Small Setbacks
“The person who lies awake at night, who is gloomy, who is in a bad humor, has usually not suffered some great blow; he has simply been unable to turn small setbacks into encounters with God.” A.G. Dorronsoro
As I’ve gotten older—married with kids, settled into my career—I’ve started to notice what older generations have said about time flying by. Part of it is that each day seems very similar to the one before and the one after.
When you’re young, there’s so much change. Every new day, every season, every year in school brings something different. Summer vacations feel like entire lifetimes. But it’s the routine, the monotony, that makes the days blend together as an adult.

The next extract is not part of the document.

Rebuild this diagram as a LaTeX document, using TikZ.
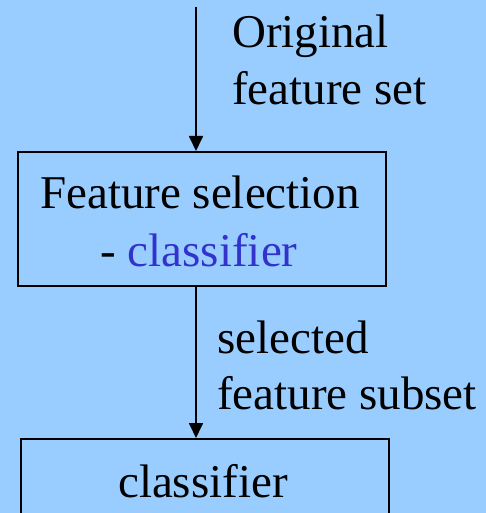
\documentclass[tikz,border=0pt]{standalone}
\usepackage{fontspec}
\setmainfont{Liberation Serif}
\usetikzlibrary{arrows.meta}
\definecolor{bgblue}{HTML}{99CCFF}
\definecolor{txtblue}{HTML}{3333CC}
\begin{document}
\begin{tikzpicture}[x=1pt,y=1pt,
  boxstyle/.style={draw=black,line width=1.8pt,inner sep=0pt},
  arr/.style={line width=1.8pt,-{Triangle[width=14pt,length=15pt]}},
  txt/.style={font=\fontsize{47}{58}\selectfont,inner sep=0pt}]
\fill[bgblue] (0,0) rectangle (486,-513);
\useasboundingbox (0,0) rectangle (486,-513);
\begin{scope}
\clip (0,0) rectangle (486,-513);
\node[boxstyle,minimum width=368pt,minimum height=134pt,anchor=north west] (fsbox) at (17,-151) {};
\node[boxstyle,minimum width=368pt,minimum height=134pt,anchor=north west] (clbox) at (20,-438) {};
\coordinate (top) at (196,-7);
\draw[arr] (top) -- (top |- fsbox.north);
\draw[arr] (fsbox.south -| top) -- (clbox.north -| top);
\node[txt,anchor=base] (fs1) at (200,-208) {Feature selection};
\node[txt,anchor=base] (fs2) at (199,-266) {- \textcolor{txtblue}{classifier}};
\node[txt,anchor=base] (cl) at (203,-497) {classifier};
\node[txt,anchor=base west] (o1) at (232,-48) {Original};
\node[txt,anchor=base west] (o2) at (232,-105) {feature set};
\node[txt,anchor=base west] (s1) at (217,-353) {selected};
\node[txt,anchor=base west] (s2) at (217,-409) {feature subset};
\end{scope}
\end{tikzpicture}
\end{document}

And when I think of this quote, I think of how often each day has these little setbacks, these little struggles, these little frustrations. It’s not the big ones that come so often—though of course our lives are punctuated by great blows. But the opportunity to encounter God is most often in these daily small crosses.
The frustrating coworker. The cold you can’t shake. The broken dishwasher. The traffic that makes you late. The kid who won’t listen. The bill you forgot about.
These are still encounters with God. Opportunities we don’t want to miss.
It’s the accumulation of small frustrations that wears us down. The ones we don’t think are worth bringing to God. The ones we just stew over, complain about, let ruin our mood and our day.
But what if we treated them differently? What if each small setback was a chance to turn to God instead of turning inward?
The days might still blend together, but we’d be meeting God in all of them.